In the data below, locate the line containing "Write a Python" and the line containing "from bokeh.resources import INLINE", then retype both and everything between them exactly. Pictures are not part of the copy.

··· DATA EXCERPTS ···

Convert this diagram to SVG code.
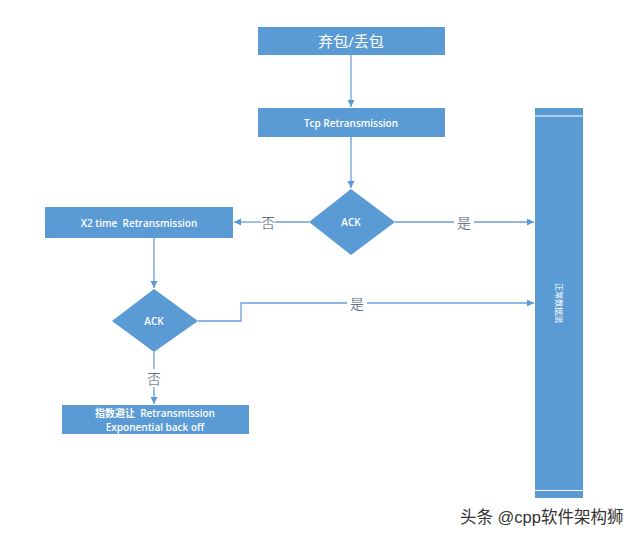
<svg xmlns="http://www.w3.org/2000/svg" width="640" height="540" viewBox="0 0 640 540">
<style>
.box{fill:#5B9BD5}
.t{fill:#fff;font-family:"Open Sans","Noto Sans CJK SC",sans-serif;font-size:10px;font-weight:600;text-anchor:middle;dominant-baseline:central}
.big{font-size:15px;font-weight:400}
.c{stroke:#6A9FD6;stroke-width:1.3;fill:none}
.lbl{fill:#44546A;font-family:"Noto Sans CJK SC",sans-serif;font-size:14px;font-weight:300;text-anchor:middle;dominant-baseline:central}
.wm{fill:#333;font-family:"Liberation Sans","Noto Sans CJK SC",sans-serif;font-size:16.5px;dominant-baseline:central}
</style>
<defs>
<marker id="ah" markerWidth="8" markerHeight="8" refX="7" refY="4" orient="auto" markerUnits="userSpaceOnUse">
<path d="M0,0.5 L7,4 L0,7.5 Z" fill="#5B9BD5"/>
</marker>
</defs>
<rect width="640" height="540" fill="#fff"/>
<g id="connectors">
<line class="c" x1="351" y1="55" x2="351" y2="107" marker-end="url(#ah)"/>
<line class="c" x1="351" y1="137" x2="351" y2="188" marker-end="url(#ah)"/>
<line class="c" x1="309" y1="222" x2="275" y2="222"/>
<line class="c" x1="261" y1="222" x2="234" y2="222" marker-end="url(#ah)"/>
<line class="c" x1="395" y1="222" x2="454" y2="222"/>
<line class="c" x1="474" y1="222" x2="534" y2="222" marker-end="url(#ah)"/>
<line class="c" x1="154" y1="238" x2="154" y2="288" marker-end="url(#ah)"/>
<polyline class="c" points="198,321 241,321 241,303 347,303"/>
<line class="c" x1="367" y1="303" x2="534" y2="303" marker-end="url(#ah)"/>
<line class="c" x1="154" y1="352" x2="154" y2="369"/>
<line class="c" x1="154" y1="387" x2="154" y2="404" marker-end="url(#ah)"/>
<text class="lbl" x="268" y="222">否</text>
<text class="lbl" x="464" y="222">是</text>
<text class="lbl" x="357" y="303">是</text>
<text class="lbl" x="154" y="378">否</text>
</g>
<g id="n1"><rect class="box" x="258" y="27" width="187" height="28"/><text class="t big" x="351" y="41">弃包/丢包</text></g>
<g id="n2"><rect class="box" x="258" y="108" width="187" height="29"/><text class="t" x="351" y="122.5">Tcp Retransmission</text></g>
<g id="d1"><polygon class="box" points="351,189 395,222 351,255 309,222"/><text class="t" x="351" y="222">ACK</text></g>
<g id="n3"><rect class="box" x="45" y="207" width="188" height="31"/><text class="t" x="139" y="222.5" xml:space="preserve">X2 time  Retransmission</text></g>
<g id="d2"><polygon class="box" points="154,289 198,321 154,352 112,321"/><text class="t" x="154" y="321">ACK</text></g>
<g id="n4"><rect class="box" x="62" y="405" width="187" height="29"/><text class="t" x="155" y="412.5" xml:space="preserve">指数避让  Retransmission</text><text class="t" x="155" y="427">Exponential back off</text></g>
<g id="bar"><rect class="box" x="535" y="108" width="48" height="390"/><line x1="535" y1="116" x2="583" y2="116" stroke="#fff" stroke-width="1.2"/><line x1="535" y1="490.5" x2="583" y2="490.5" stroke="#fff" stroke-width="1.2"/><text class="t" x="559" y="303" style="font-size:8px;font-weight:400" transform="rotate(90 559 303)">正常数据流</text></g>
<text class="wm" x="460" y="517">头条 @cpp软件架构狮</text>
</svg>
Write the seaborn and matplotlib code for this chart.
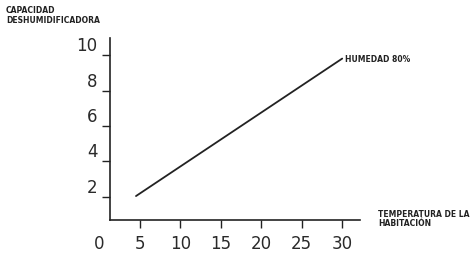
import pandas as pd
import matplotlib
matplotlib.use("Agg")
import matplotlib.pyplot as plt
import seaborn as sns

# Data
temperatura = [4.5, 30]
capacidad = [2.05, 9.8]
x_ticks = [0, 5, 10, 15, 20, 25, 30]
y_ticks = [2, 4, 6, 8, 10]

df = pd.DataFrame({"Temperatura": temperatura, "Capacidad": capacidad})

sns.set_style("ticks")
plt.rcParams["font.family"] = ["DejaVu Sans"]

W, H = 472, 263
fig = plt.figure(figsize=(W / 100, H / 100), dpi=100)
ax = fig.add_axes([99.6 / W, 1 - 220 / H, (360 - 99.6) / W, (220 - 38) / H])

sns.lineplot(data=df, x="Temperatura", y="Capacidad", color="#222222", linewidth=1.3, ax=ax)

ax.set_xlim(0, 32.2)
ax.set_ylim(0.7, 10.96)
ax.set_xticks(x_ticks)
ax.set_yticks(y_ticks)
ax.set_xlabel("")
ax.set_ylabel("")

for s in ["top", "right"]:
    ax.spines[s].set_visible(False)
ax.spines["left"].set_position(("data", 1.29))
ax.spines["bottom"].set_bounds(1.29, 32.2)
for s in ["left", "bottom"]:
    ax.spines[s].set_linewidth(1.2)
    ax.spines[s].set_color("#222222")

ax.tick_params(axis="both", colors="#222222", labelcolor="#2a2a2a", labelsize=12, width=1.0, length=6)
ax.tick_params(axis="x", pad=5)
ax.tick_params(axis="y", pad=3)
ax.xaxis.get_major_ticks()[0].tick1line.set_visible(False)
for lab in ax.get_yticklabels():
    lab.set_va("bottom")

# annotations
small = dict(fontsize=5.5, fontweight="bold", color="#222222", linespacing=1.1)
fig.text(6 / W, 1 - 6 / H, "CAPACIDAD\nDESHUMIDIFICADORA", ha="left", va="top", **small)
fig.text(345 / W, 1 - 60 / H, "HUMEDAD 80%", ha="left", va="center", **small)
fig.text(378 / W, 1 - 219 / H, "TEMPERATURA DE LA\nHABITACIÓN", ha="left", va="center", **small)

fig.savefig("out.png", dpi=100, facecolor="white")
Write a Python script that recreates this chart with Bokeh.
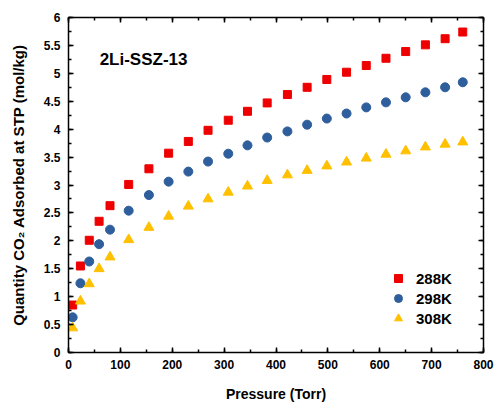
from bokeh.plotting import figure
from bokeh.models import (LinearAxis, SingleIntervalTicker, NumeralTickFormatter,
                          Range1d, Legend, LegendItem, Label)
from bokeh.embed import file_html
from bokeh.resources import INLINE

pressure = [8, 23, 40, 59, 80, 116, 155, 193, 231, 269, 308, 345, 383, 422,
            460, 498, 536, 574, 612, 650, 688, 726, 760]
q_288 = [0.85, 1.55, 2.01, 2.35, 2.63, 3.01, 3.29, 3.57, 3.78, 3.98, 4.16, 4.32,
         4.47, 4.62, 4.75, 4.89, 5.02, 5.14, 5.27, 5.39, 5.51, 5.62, 5.74]
q_298 = [0.63, 1.24, 1.63, 1.94, 2.20, 2.54, 2.82, 3.06, 3.24, 3.42, 3.56, 3.71,
         3.85, 3.96, 4.08, 4.19, 4.28, 4.39, 4.48, 4.57, 4.66, 4.75, 4.84]
q_308 = [0.44, 0.92, 1.23, 1.50, 1.71, 2.02, 2.24, 2.44, 2.62, 2.75, 2.87, 2.98,
         3.08, 3.18, 3.26, 3.34, 3.41, 3.48, 3.55, 3.61, 3.68, 3.73, 3.77]
series_labels = ["288K", "298K", "308K"]
title_text = "2Li-SSZ-13"

FONT = "Liberation Sans"

p = figure(width=495, height=404, output_backend="svg", toolbar_location=None,
           x_range=Range1d(0, 800), y_range=Range1d(0, 6),
           min_border_left=68, min_border_right=12, min_border_top=17,
           min_border_bottom=52)
p.xgrid.visible = False
p.ygrid.visible = False
p.outline_line_color = None
p.background_fill_color = "white"
p.border_fill_color = "white"

r1 = p.scatter(pressure, q_288, marker="square", size=8, color="#ee0000")
r2 = p.scatter(pressure, q_298, marker="circle", size=9, color="#2e5e9c")
r3 = p.scatter(pressure, q_308, marker="triangle", size=10, color="#ffc000")

def style_axis(ax, show_labels):
    ax.axis_line_color = "black"
    ax.axis_line_width = 1.5
    ax.major_tick_in = 5
    ax.major_tick_out = 0
    ax.minor_tick_in = 3
    ax.minor_tick_out = 0
    ax.major_tick_line_color = "black"
    ax.minor_tick_line_color = "black"
    ax.major_tick_line_width = 1.5
    ax.minor_tick_line_width = 1.5
    if show_labels:
        ax.major_label_text_font = FONT
        ax.major_label_text_font_style = "bold"
        ax.major_label_text_font_size = "12px"
        ax.major_label_text_color = "black"
        ax.axis_label_text_font = FONT
        ax.axis_label_text_font_style = "bold"
        ax.axis_label_text_font_size = "14px"
        ax.axis_label_text_color = "black"
    else:
        ax.major_label_text_font_size = "0px"
        ax.major_label_text_color = None

xt = SingleIntervalTicker(interval=100, num_minor_ticks=2)
yt = SingleIntervalTicker(interval=0.5, num_minor_ticks=2)

p.xaxis.ticker = xt
p.yaxis.ticker = yt
p.yaxis.formatter = NumeralTickFormatter(format="0.[0]")
style_axis(p.xaxis[0], True)
style_axis(p.yaxis[0], True)
p.xaxis.axis_label = "Pressure (Torr)"
p.yaxis.axis_label = "Quantity CO\u2082 Adsorbed at STP (mol/kg)"
p.yaxis.axis_label_text_font_size = "15px"
p.xaxis.major_label_standoff = 7
p.xaxis.axis_label_standoff = 14
p.yaxis.major_label_standoff = 8
p.yaxis.axis_label_standoff = 14

top = LinearAxis(ticker=SingleIntervalTicker(interval=100, num_minor_ticks=2))
right = LinearAxis(ticker=SingleIntervalTicker(interval=0.5, num_minor_ticks=2))
style_axis(top, False)
style_axis(right, False)
p.add_layout(top, "above")
p.add_layout(right, "right")

p.add_layout(Label(x=60, y=5.25, text=title_text, text_font=FONT,
                   text_font_style="bold", text_font_size="17px",
                   text_baseline="middle", text_color="black"))

legend = Legend(items=[LegendItem(label=series_labels[0], renderers=[r1]),
                       LegendItem(label=series_labels[1], renderers=[r2]),
                       LegendItem(label=series_labels[2], renderers=[r3])],
                location=(320, 24), padding=0, margin=0, spacing=0,
                glyph_width=20, glyph_height=20, label_height=20,
                label_standoff=8, border_line_color=None,
                background_fill_alpha=0,
                label_text_font=FONT, label_text_font_style="bold",
                label_text_font_size="15px", label_text_color="black")
p.add_layout(legend)

open("out.html", "w").write(file_html(p, INLINE))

···

SOLUTION TO THIS PROBLEM -
Write a Python script that recreates this chart with Bokeh.
from bokeh.plotting import figure
from bokeh.models import (LinearAxis, SingleIntervalTicker, NumeralTickFormatter,
                          Range1d, Legend, LegendItem, Label)
from bokeh.embed import file_html
from bokeh.resources import INLINE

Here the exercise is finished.